On the plus side, multi-seat ranked choice elections can generate distinctive outcomes that single-seat RCV doesn’t—in particular, elements of proportional representation (P.R.), in which the distribution of seats in a legislative body bears some rough relation to the overall vote for different parties (as in some parliamentary systems). That’s one reason multi-seat RCV is popular internationally, where P.R. has long enjoyed much support, and why it’s strongly backed by many American reformers who would like to move this country toward proportional representation. (My own views are here.)
In many ways, Arlington’s experiment with a multi-seat version of ranked-choice voting appears to have worked much as intended. “Voters reported few issues at the polls in filling out their ballots,” according to an account at DCist. An observer from the League of Women Voters said that “the tone of the campaign was more positive and ‘cordial’ because political attacks might alienate the supporters of other candidates. ‘Several candidates seemed to understand that they were asking for first choice votes, but also telling the voters, ‘Please consider me as your second or third choice,’” she said. And while reporting of final results took quite a while, that was owing not to delays in tabulation itself but to relaxed rules unrelated to ranking on how late ballots could arrive and still be counted.

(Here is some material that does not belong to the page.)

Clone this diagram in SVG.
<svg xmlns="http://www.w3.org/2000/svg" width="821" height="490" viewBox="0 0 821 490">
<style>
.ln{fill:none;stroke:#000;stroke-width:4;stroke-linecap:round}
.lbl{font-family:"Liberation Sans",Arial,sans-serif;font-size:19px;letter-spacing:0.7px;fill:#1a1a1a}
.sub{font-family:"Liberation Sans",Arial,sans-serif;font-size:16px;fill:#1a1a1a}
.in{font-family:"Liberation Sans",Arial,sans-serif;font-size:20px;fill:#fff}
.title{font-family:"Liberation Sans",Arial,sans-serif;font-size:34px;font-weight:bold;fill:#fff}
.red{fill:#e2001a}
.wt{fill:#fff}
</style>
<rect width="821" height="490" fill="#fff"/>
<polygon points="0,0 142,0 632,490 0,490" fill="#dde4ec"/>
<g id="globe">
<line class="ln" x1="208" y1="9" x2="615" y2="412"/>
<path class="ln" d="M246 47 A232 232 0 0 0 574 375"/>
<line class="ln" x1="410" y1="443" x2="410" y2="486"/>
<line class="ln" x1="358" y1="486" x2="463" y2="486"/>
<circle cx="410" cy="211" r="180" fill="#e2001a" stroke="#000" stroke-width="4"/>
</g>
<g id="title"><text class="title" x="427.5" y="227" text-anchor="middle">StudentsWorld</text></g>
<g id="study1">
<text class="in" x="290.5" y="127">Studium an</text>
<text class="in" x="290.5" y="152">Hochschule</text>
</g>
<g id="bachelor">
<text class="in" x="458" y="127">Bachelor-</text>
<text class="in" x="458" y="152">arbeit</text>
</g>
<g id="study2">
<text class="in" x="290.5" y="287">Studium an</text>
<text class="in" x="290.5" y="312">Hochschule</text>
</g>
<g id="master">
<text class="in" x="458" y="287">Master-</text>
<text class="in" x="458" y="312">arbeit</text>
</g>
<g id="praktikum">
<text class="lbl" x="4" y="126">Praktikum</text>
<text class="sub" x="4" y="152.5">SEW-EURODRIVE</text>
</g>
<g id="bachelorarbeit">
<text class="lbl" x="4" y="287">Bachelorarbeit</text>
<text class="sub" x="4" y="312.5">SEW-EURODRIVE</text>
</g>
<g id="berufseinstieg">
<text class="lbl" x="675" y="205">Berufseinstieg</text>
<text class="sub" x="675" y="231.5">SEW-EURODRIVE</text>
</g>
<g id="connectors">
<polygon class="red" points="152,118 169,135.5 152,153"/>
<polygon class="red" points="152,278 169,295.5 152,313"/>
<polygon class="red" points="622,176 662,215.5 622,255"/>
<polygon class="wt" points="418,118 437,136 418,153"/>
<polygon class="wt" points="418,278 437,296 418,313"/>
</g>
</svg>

The outcome was also noteworthy. Arlington and its dominant Democratic Party have been—and still are—split sharply between supporters and opponents of zoning reforms to address intense housing demand and rising prices. In a six-person field largely defined by this issue, voters split the two seats between candidates from each camp—probably an accurate reflection of the real and deep community split. In fact, both winners praised the use of RCV. (It’s easier to like the results when you win, of course.) “There are two different constituencies that came out and voted and had two different sets of priorities,” said Maureen Coffey, who favored more housing, “but both groups get someone to represent them on the board.”

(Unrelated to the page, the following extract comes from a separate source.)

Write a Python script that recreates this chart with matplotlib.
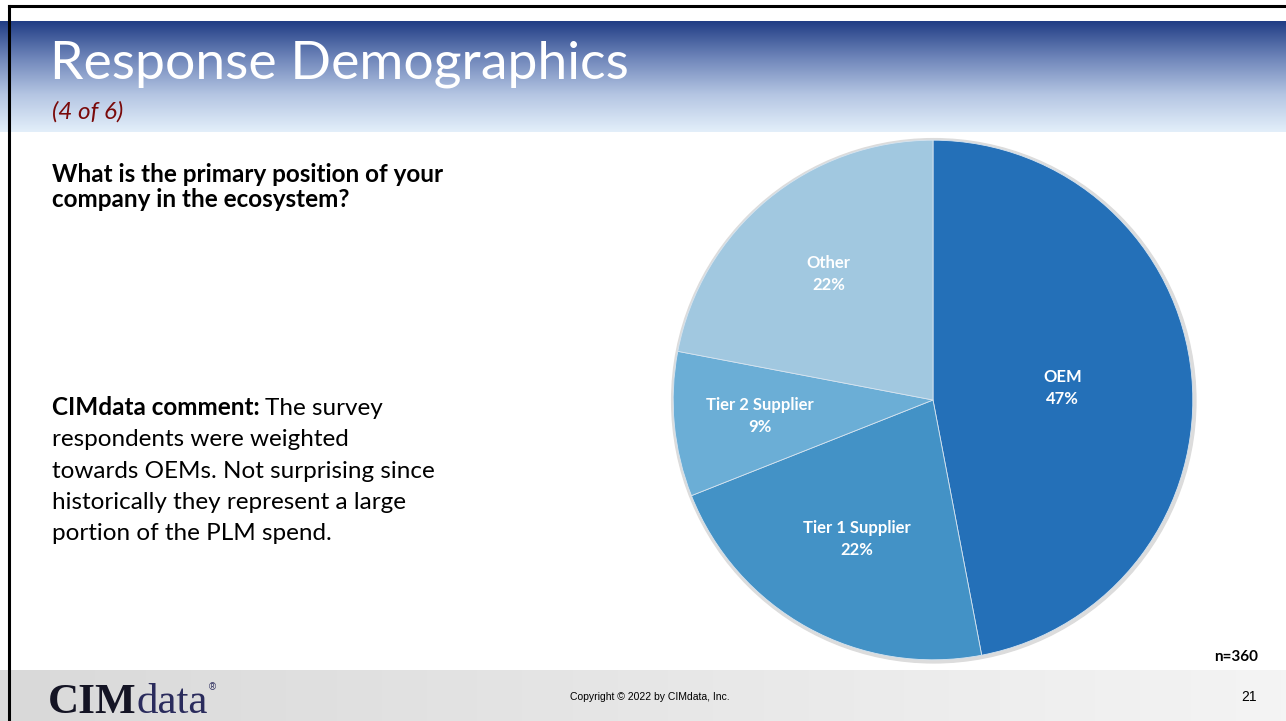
import matplotlib.pyplot as plt
import numpy as np
from matplotlib.colors import LinearSegmentedColormap
from matplotlib.patches import Circle

# data
categories = ["OEM", "Tier 1 Supplier", "Tier 2 Supplier", "Other"]
shares = [47, 22, 9, 22]
colors = ["#2470B8", "#4392C6", "#6BAED6", "#A1C8E0"]
label_radius = [0.50, 0.61, 0.67, 0.63]
n_resp = 360

W, H = 1286, 721
fig = plt.figure(figsize=(W / 100, H / 100), dpi=100)

# background axes in pixel coords (y down)
bg = fig.add_axes([0, 0, 1, 1])
bg.set_xlim(0, W)
bg.set_ylim(H, 0)
bg.axis("off")

# header gradient
hdr = LinearSegmentedColormap.from_list("hdr", ["#213D85", "#6F86BA", "#B5C6E3", "#E3EFFA"])
grad = np.linspace(0, 1, 256).reshape(-1, 1)
bg.imshow(grad, cmap=hdr, aspect="auto", extent=[0, W, 132, 21], zorder=1)

# footer gradient
ftr = LinearSegmentedColormap.from_list("ftr", ["#D9D9D9", "#F4F4F4"])
bg.imshow(grad.T, cmap=ftr, aspect="auto", extent=[0, W, H, 670], zorder=1)

# frame lines
bg.plot([9, W], [6, 6], color="black", lw=2.2, zorder=3)
bg.plot([9, 9], [6, H], color="black", lw=2.2, zorder=3)

# titles
bg.text(50, 79, "Response Demographics", fontsize=38.5, color="white",
        family="Lato", zorder=4)
bg.text(52, 119, "(4 of 6)", fontsize=17.5, color="#7A0A0A", family="Lato",
        style="italic", zorder=4)

bg.text(52, 187, "What is the primary position of your\ncompany in the ecosystem?",
        fontsize=17.5, fontweight="bold", family="Lato", va="center",
        linespacing=1.12, zorder=4)

# comment block
fig.canvas.draw()
r = fig.canvas.get_renderer()
t1 = bg.text(52, 415, "CIMdata comment:", fontsize=17.5, fontweight="bold",
             family="Lato", zorder=4)
ext = t1.get_window_extent(renderer=r)
bg.text(ext.x1 + 5, 415, "The survey", fontsize=17.5, family="Lato", zorder=4)
comment_lines = ["respondents were weighted",
                 "towards OEMs. Not surprising since",
                 "historically they represent a large",
                 "portion of the PLM spend."]
for i, line in enumerate(comment_lines):
    bg.text(52, 415 + 31.3 * (i + 1), line, fontsize=17.5, family="Lato", zorder=4)

# footer logo and texts
logo1 = bg.text(48, 713, "CIM", fontsize=31, family="Liberation Serif",
                fontweight="bold", color="#141424", zorder=4)
ext = logo1.get_window_extent(renderer=r)
logo2 = bg.text(ext.x1, 713, "data", fontsize=31, family="Liberation Serif",
                color="#2A2B5C", zorder=4)
ext2 = logo2.get_window_extent(renderer=r)
bg.text(ext2.x1 + 1, 690, "®", fontsize=7, family="Liberation Sans", color="#2A2B5C", zorder=4)
bg.text(650, 697, "Copyright © 2022 by CIMdata, Inc.", fontsize=7.5,
        family="Liberation Sans", ha="center", va="center", zorder=4)
bg.text(1257, 697, "21", fontsize=10, family="Liberation Sans", ha="right",
        va="center", zorder=4)
bg.text(1258, 657, f"n={n_resp}", fontsize=11, fontweight="bold", family="Lato",
        ha="right", va="center", zorder=4)

# pie
cx, cy, rad = 933, 400, 265
pax = fig.add_axes([(cx - rad) / W, (H - cy - rad) / H, 2 * rad / W, 2 * rad / H])
pax.set_aspect("equal")
pax.add_patch(Circle((0.003, -0.003), 1.009, color="#DCDCDC", zorder=0))
wedges, _ = pax.pie(shares, colors=colors, startangle=90, counterclock=False,
                    radius=1.0, wedgeprops=dict(edgecolor="#D6E4F0", linewidth=0.6))
for w, name, val, rr in zip(wedges, categories, shares, label_radius):
    ang = np.deg2rad((w.theta1 + w.theta2) / 2)
    pax.text(rr * np.cos(ang), rr * np.sin(ang), f"{name}\n{val}%", ha="center",
             va="center", color="white", fontsize=12, fontweight="bold",
             family="Lato", linespacing=1.45)
pax.set_xlim(-1.02, 1.02)
pax.set_ylim(-1.02, 1.02)

fig.savefig("out.png", dpi=100)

To be sure, there were drawbacks. One is hinted at by an informal ARLnow online poll which found that while less than 10 percent of respondents were confused about how to cast a vote, more than double that number said they were confused about how their vote would be tabulated afterward. Responses about how well the county had educated voters about the new rules also varied. The county’s old-style voting machines permitted voters to rank only their three top candidates, even though many would have preferred to rank all six. Finally, some suspected that the county’s ruling Democratic officials, while willing to experiment with making elections more representative and proportional within their party through the primary, were not as highly incentivized to stick with the same plan when the rules might work to benefit non-Democratic candidates in the general (a Republican and an Independent are on the ballot in the November general, though both are considered long shots.)
It’s notable that for all the popularity of multi-seat ranked choice voting abroad, there’s only one well-known municipality in the U.S. that has been using it happily for decades—-Cambridge, Massachusetts. Like Cambridge, Arlington is a highly educated community with many civically aware voters. That’s one reason it’s too soon to pronounce whether Saturday’s announcement represents a lasting setback for proportional-representation reforms like ranked choice voting, or more a passing hiccup.